文芸批評色が濃い――高橋雄一郎「身体化される知―パフォーマンス研究」
高橋雄一郎「身体化される知―パフォーマンス研究」を読み終える。アメリカのパフォーマンス理論の本。ただ、パフォーマンス理論といってもパフォーマンス自体の定義が幅広く体系的な学問ではないようで雑食性の強い印象だ。大学で演劇を専攻した著者の専門とも絡むが、パフォーマンス理論について解説した序論を除くと、演劇批評、文芸批評色が濃い。ポストコロニアル社会など現代の世界の状況と呼応していて、力(パワー)のある/ないの関係については敏感だ。そういう意味では反体制的な色が濃く、日本では受け入れられないのかもしれない。

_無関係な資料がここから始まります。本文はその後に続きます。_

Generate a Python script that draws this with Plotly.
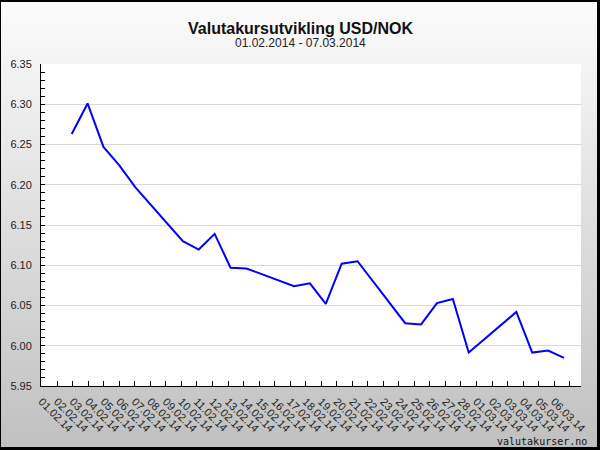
import plotly.graph_objects as go
import pandas as pd

title_text = "Valutakursutvikling USD/NOK"
subtitle_text = "01.02.2014 - 07.03.2014"
watermark = "valutakurser.no"

# trading days and USD/NOK rates
dates = ["2014-02-03", "2014-02-04", "2014-02-05", "2014-02-06", "2014-02-07",
         "2014-02-10", "2014-02-11", "2014-02-12", "2014-02-13", "2014-02-14",
         "2014-02-17", "2014-02-18", "2014-02-19", "2014-02-20", "2014-02-21",
         "2014-02-24", "2014-02-25", "2014-02-26", "2014-02-27", "2014-02-28",
         "2014-03-03", "2014-03-04", "2014-03-05", "2014-03-06"]
rates = [6.263, 6.301, 6.247, 6.224, 6.197,
         6.130, 6.1195, 6.139, 6.097, 6.096,
         6.074, 6.0775, 6.052, 6.102, 6.105,
         6.028, 6.0265, 6.053, 6.058, 5.9915,
         6.042, 5.9915, 5.994, 5.985]

period_start = "2014-02-01"
period_end = "2014-03-07"
tick_dates = [d.strftime("%Y-%m-%d") for d in pd.date_range(period_start, period_end)]
tick_labels = [pd.Timestamp(d).strftime("%d.%m.%y") for d in tick_dates]

y_min, y_max = 5.95, 6.35

W, H = 600, 450
L, R, T, B = 41, 19, 64, 64
plot_w = W - L - R
plot_h = H - T - B

start = pd.Timestamp(period_start)
def day_off(d):
    return (start + pd.Timedelta(days=d)).strftime("%Y-%m-%d %H:%M:%S")

fig = go.Figure()
# empty trace that anchors the labelled date axis
fig.add_trace(go.Scatter(
    x=tick_dates, y=[None] * len(tick_dates), mode="lines", xaxis="x", yaxis="y",
    hoverinfo="skip", showlegend=False,
))
fig.add_trace(go.Scatter(
    x=dates, y=rates, mode="lines", xaxis="x2", yaxis="y",
    line=dict(color="#0000ff", width=2), hoverinfo="skip", showlegend=False,
))

font_family = "Liberation Sans, Arial, sans-serif"

# background gradient bands
shapes = []
n_bands = 90
for i in range(n_bands):
    y0px = i * H / n_bands
    y1px = (i + 1) * H / n_bands
    c = int(round(252 - 60 * ((y0px + y1px) / 2) / H))
    shapes.append(dict(
        type="rect", xref="paper", yref="paper", layer="below",
        x0=-L / plot_w, x1=(W - L) / plot_w,
        y0=(H - B - y1px) / plot_h, y1=(H - B - y0px) / plot_h,
        fillcolor=f"rgb({c},{c},{c})", line=dict(width=0),
    ))
# white plot area
shapes.append(dict(type="rect", xref="paper", yref="paper", layer="below",
                   x0=0, x1=1, y0=0, y1=1, fillcolor="white", line=dict(width=0)))
# outer frame
def px_rect(x0, y0, x1, y1):
    return dict(type="rect", xref="paper", yref="paper", layer="above",
                x0=(x0 - L) / plot_w, x1=(x1 - L) / plot_w,
                y0=(H - B - y1) / plot_h, y1=(H - B - y0) / plot_h,
                fillcolor="black", line=dict(width=0))
shapes += [px_rect(0, 0, W, 2), px_rect(0, 0, 1, H),
           px_rect(W - 3, 0, W, H), px_rect(0, H - 3, W, H)]

fig.update_layout(
    width=W, height=H,
    margin=dict(l=L, r=R, t=T, b=B, pad=0),
    paper_bgcolor="#dcdcdc", plot_bgcolor="white",
    font=dict(family=font_family, color="#222222"),
    showlegend=False,
    shapes=shapes,
    xaxis=dict(
        type="date", range=[day_off(-0.045), day_off(34.73)],
        tickmode="array", tickvals=tick_dates, ticktext=tick_labels,
        tickangle=45, tickfont=dict(size=11, color="#222222"),
        ticks="inside", ticklen=5, tickcolor="black", tickwidth=1,
        showline=True, linecolor="black", linewidth=1,
        showgrid=False, zeroline=False, fixedrange=True,
        ticklabelstandoff=4, automargin=False,
    ),
    xaxis2=dict(
        type="date", overlaying="x", range=[day_off(0.067), day_off(34.07)],
        visible=False, fixedrange=True,
    ),
    yaxis=dict(
        range=[y_min, y_max], dtick=0.05, tick0=5.95, tickformat=".2f",
        tickfont=dict(size=11, color="#222222"),
        ticks="inside", ticklen=4, tickcolor="black", tickwidth=1,
        minor=dict(dtick=0.01, ticks="inside", ticklen=4, tickcolor="black", showgrid=False),
        showline=True, linecolor="black", linewidth=1,
        showgrid=True, gridcolor="#d9d9d9", gridwidth=1,
        zeroline=False, fixedrange=True, ticklabelstandoff=6, automargin=False,
    ),
    annotations=[
        dict(text=title_text, xref="paper", yref="paper", x=(300 - L) / plot_w,
             y=(H - B - 28) / plot_h, xanchor="center", yanchor="middle", showarrow=False,
             font=dict(size=16, family="Liberation Sans, Arial", color="#111111", weight="bold")),
        dict(text=subtitle_text, xref="paper", yref="paper", x=(300 - L) / plot_w,
             y=(H - B - 43.5) / plot_h, xanchor="center", yanchor="middle", showarrow=False,
             font=dict(size=12, family="Liberation Sans, Arial", color="#222222")),
        dict(text=watermark, xref="paper", yref="paper", x=(589 - L) / plot_w,
             y=(H - B - 441.5) / plot_h, xanchor="right", yanchor="middle", showarrow=False,
             font=dict(size=10, family="DejaVu Sans Mono, monospace", color="#111111")),
    ],
)

fig.write_html("out.html", config={"displayModeBar": False},
               post_script="document.body.style.margin='0';")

従来、ギリシア古典悲劇やシェークスピアなど正典(カノン)の教授を専らとしてきた大学の演劇学科がやがて演劇という枠組みに収まらなくなってきて、パフォーマンスへと思考領域を広げたというところだろうか。その過程で文化人類学との接触も起きている。
神楽などの伝統芸能に関して知りたかったのだが、当てが外れた。伝統芸能を英訳すると、トラディショナル・パフォーミング・アーツとなるので、まさにパフォーマンス理論の対象なのだけど、下記に引用した程度にしか触れられていなかった。
舞台に範を求めるなら、能や歌舞伎などの古典演劇や、民俗芸能、あるいは祭事の伝承が格好の例となる。これらのジャンルでは、古典的な型を、いかに忠実に引き継ぎ、後代に伝えていくかに、細心の注意が払われる。過去のしきたりを変更する、つまりパフォーマンスに編集を加えることは、一般的にはタブーと考えられている。しかし、古典的な型が、全くそのままの形で伝承されることはない。たとえば劇場構造や照明の革新が演技に変化を持たらす。異端というレッテルを恐れずに、敢えてタブーに挑み、新しい型を生みだそうとするアーティストが出現することもある。さらに、いかなる芸術、芸能、祭事であっても、時代とともに変化する社会と隔絶して、真空状態の中で生き延びることはできない。
「身体化される知―パフォーマンス研究」(高橋雄一郎, せりか書房, 2005)p.46
神楽で例えると、広島の芸北神楽の新舞が上記文章に該当するか。変化することを厭わない。スーパーカグラなるものも生み出して、広島市内の大ホールを埋めた。批判もあるが、現に観客が支持している。ただ、それだと単に現状追認となってしまう点が疑問だ。